Alex DeBrincat scored early but the Chicago Blackhawks blew a lead against the Calgary Flames for the second straight game in a 3-2 loss. The team now has a 7-10-3 record in its last 20 games dating back to mid-December after a couple huge calls didn’t go their way in another close defeat.
DeBrincat opened the scoring early in the first period with an impressive snipe on the power play. He’s so good at uncorking accurate shots with his small frame, and did just that to beat Mike Smith for his 19th goal of the season. Only Vancouver All-Star winger Brock Boeser has more among NHL rookies this season.
Unfortunately, that initial success with the man advantage didn’t carry over to future chances. The Blackhawks would get five other power plays in the game, but mustered just four shots on goal during them.
One of the big turning points in the game came when Ryan Hartman appeared to score a go-ahead goal during a wild scramble in the second period. However, the play went to a series of reviews, and the conclusion of that lengthy break was the referees waving the goal off the scoreboard.
The first review by the referees was to determine whether Hartman kicked the puck into the net, and they determined he had not. Good goal, right? Not so quick, because right after that, the Flames initiated a challenge for goaltender inference on Hartman. The referees decided on that review that Hartman did commit interference, so while he didn’t kick the puck, it’s still no goal.
When assistant coach Ulf Samuelsson was asked about the league’s goaltender inference calls during the broadcast before the start of the third period, he simply said they’re, “50-50.” At this point, each one really does feel like a coin toss.
The second turning point came on another review when Stone scored minutes before the end of regulation to give Calgary the victory. The Blackhawks immediately challenged the goal for a potential high-sticking deflection, but the referees quickly returned to mid-ice to announce that the goal was confirmed.

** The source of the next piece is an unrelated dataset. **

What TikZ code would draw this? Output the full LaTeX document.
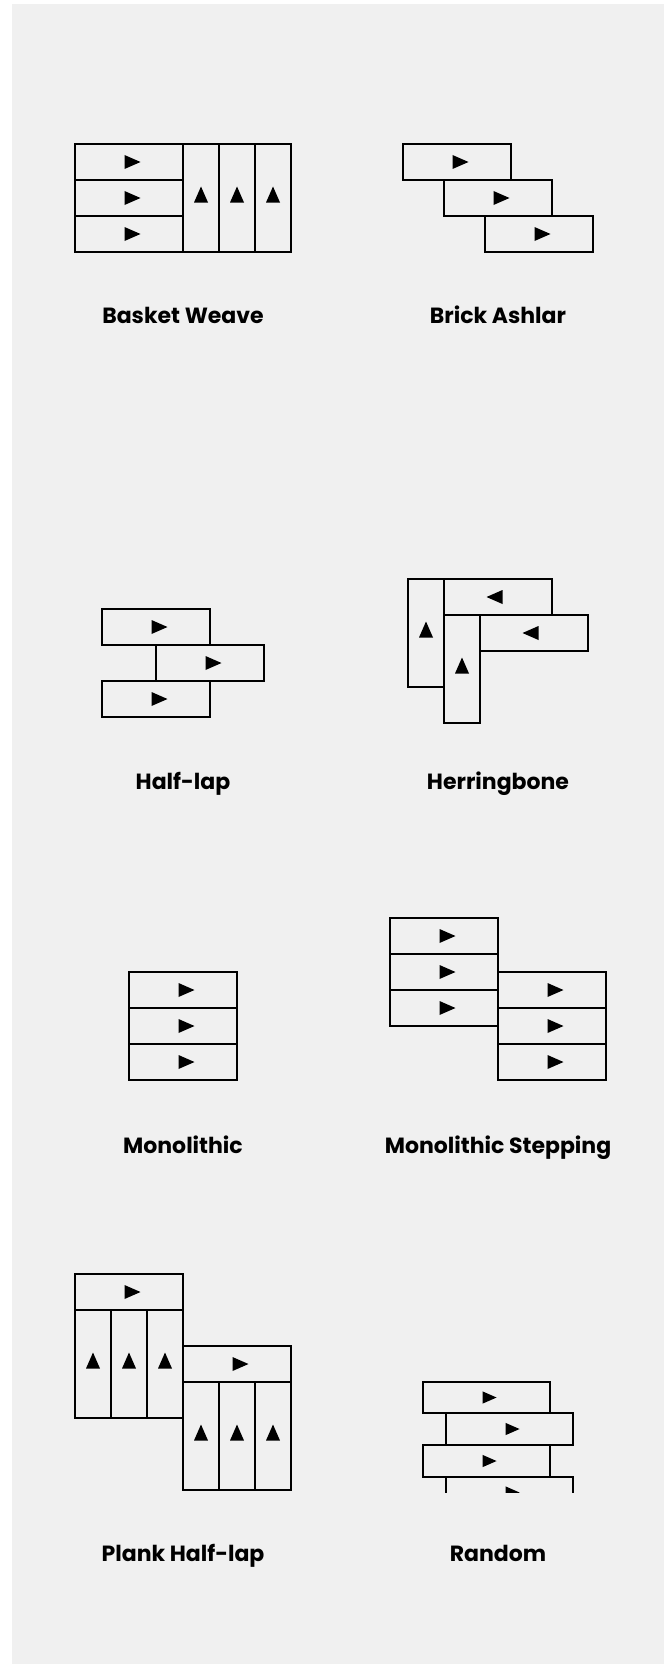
\documentclass[tikz,border=0pt]{standalone}
\usepackage{fontspec}
\newfontfamily\labfont{Poppins}
\definecolor{bggray}{HTML}{F0F0F0}
\newcommand{\ptri}[4]{\fill[black, shift={(#1,#2)}, rotate=#3, scale=#4] (-4.5,-7) -- (11.5,0) -- (-4.5,7) -- cycle;}
\begin{document}
\begin{tikzpicture}[x=1pt,y=-1pt,
  brick/.style={draw=black, line width=2pt, line join=miter},
  lab/.style={font=\labfont\bfseries\fontsize{22}{26}\selectfont, anchor=base, inner sep=0pt, text=black}]
\useasboundingbox (0,0) rectangle (670,1664);
\fill[white] (0,0) rectangle (670,1664);
\fill[bggray] (12,4) rectangle (663.6,1664);

% Basket Weave
\draw[brick] (75,144) rectangle (183,180); \ptri{129}{162}{0}{1}
\draw[brick] (75,180) rectangle (183,216); \ptri{129}{198}{0}{1}
\draw[brick] (75,216) rectangle (183,252); \ptri{129}{234}{0}{1}
\draw[brick] (183,144) rectangle (219,252); \ptri{201}{198}{90}{1}
\draw[brick] (219,144) rectangle (255,252); \ptri{237}{198}{90}{1}
\draw[brick] (255,144) rectangle (291,252); \ptri{273}{198}{90}{1}
\node[lab] (basket) at (183,323.5) {Basket Weave};

% Brick Ashlar
\draw[brick] (403,144) rectangle (511,180); \ptri{457}{162}{0}{1}
\draw[brick] (444,180) rectangle (552,216); \ptri{498}{198}{0}{1}
\draw[brick] (485,216) rectangle (593,252); \ptri{539}{234}{0}{1}
\node[lab] (ashlar) at (498,323.5) {Brick Ashlar};

% Half-lap
\draw[brick] (102,609) rectangle (210,645); \ptri{156}{627}{0}{1}
\draw[brick] (156,645) rectangle (264,681); \ptri{210}{663}{0}{1}
\draw[brick] (102,681) rectangle (210,717); \ptri{156}{699}{0}{1}
\node[lab] (halflap) at (183,789.5) {Half-lap};

% Herringbone
\draw[brick] (408,579) rectangle (444,687); \ptri{426}{633}{90}{1}
\draw[brick] (444,579) rectangle (552,615); \ptri{498}{597}{180}{1}
\draw[brick] (444,615) rectangle (480,723); \ptri{462}{669}{90}{1}
\draw[brick] (480,615) rectangle (588,651); \ptri{534}{633}{180}{1}
\node[lab] (herring) at (498,789.5) {Herringbone};

% Monolithic
\draw[brick] (129,972) rectangle (237,1008); \ptri{183}{990}{0}{1}
\draw[brick] (129,1008) rectangle (237,1044); \ptri{183}{1026}{0}{1}
\draw[brick] (129,1044) rectangle (237,1080); \ptri{183}{1062}{0}{1}
\node[lab] (mono) at (183,1153.4) {Monolithic};

% Monolithic Stepping
\draw[brick] (390,918) rectangle (498,954); \ptri{444}{936}{0}{1}
\draw[brick] (390,954) rectangle (498,990); \ptri{444}{972}{0}{1}
\draw[brick] (390,990) rectangle (498,1026); \ptri{444}{1008}{0}{1}
\draw[brick] (498,972) rectangle (606,1008); \ptri{552}{990}{0}{1}
\draw[brick] (498,1008) rectangle (606,1044); \ptri{552}{1026}{0}{1}
\draw[brick] (498,1044) rectangle (606,1080); \ptri{552}{1062}{0}{1}
\node[lab] (monostep) at (498,1153.4) {Monolithic Stepping};

% Plank Half-lap
\draw[brick] (75,1274) rectangle (183,1310); \ptri{129}{1292}{0}{1}
\draw[brick] (75,1310) rectangle (111,1418); \ptri{93}{1364}{90}{1}
\draw[brick] (111,1310) rectangle (147,1418); \ptri{129}{1364}{90}{1}
\draw[brick] (147,1310) rectangle (183,1418); \ptri{165}{1364}{90}{1}
\draw[brick] (183,1346) rectangle (291,1382); \ptri{237}{1364}{0}{1}
\draw[brick] (183,1382) rectangle (219,1490); \ptri{201}{1436}{90}{1}
\draw[brick] (219,1382) rectangle (255,1490); \ptri{237}{1436}{90}{1}
\draw[brick] (255,1382) rectangle (291,1490); \ptri{273}{1436}{90}{1}
\node[lab] (plank) at (183,1561) {Plank Half-lap};

% Random
\begin{scope}
\clip (400,1370) rectangle (600,1492);
\draw[brick] (423,1382) rectangle (550,1413); \ptri{486.5}{1397.5}{0}{0.875}
\draw[brick] (446,1413) rectangle (573,1445); \ptri{509.5}{1429}{0}{0.875}
\draw[brick] (423,1445) rectangle (550,1477); \ptri{486.5}{1461}{0}{0.875}
\draw[brick] (446,1477) rectangle (573,1508); \ptri{509.5}{1492.5}{0}{0.875}
\end{scope}
\node[lab] (random) at (498,1561) {Random};
\end{tikzpicture}
\end{document}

We’ve reached the point where it’s difficult to muster too much anger in any direction with these calls. Referees are clearly just making subjective decisions on a case-by-case basis for each situation, and there’s little rhyme or reason as to why a call in Chicago might differ from a call in, say, Boston or Anaheim. The calls just seem to pop out however they do — a 50-50 proposition, as Samuelsson suggested — and there’s little that anyone from players to coaches to media to fans can do other than shrug and hope this situation is rectified at some point.
The NHL’s review system is clearly broken, and not just because both of the big calls went the Flames’ way Tuesday night. Everything is so close, and so subjective, that important calls often feel like spinning a wheel now.
The Wild already won Tuesday, so they’re now seven points ahead of the Blackhawks for the final wild card spot. Unless things start changing in a hurry, we’re watching the final gasps of a dying season.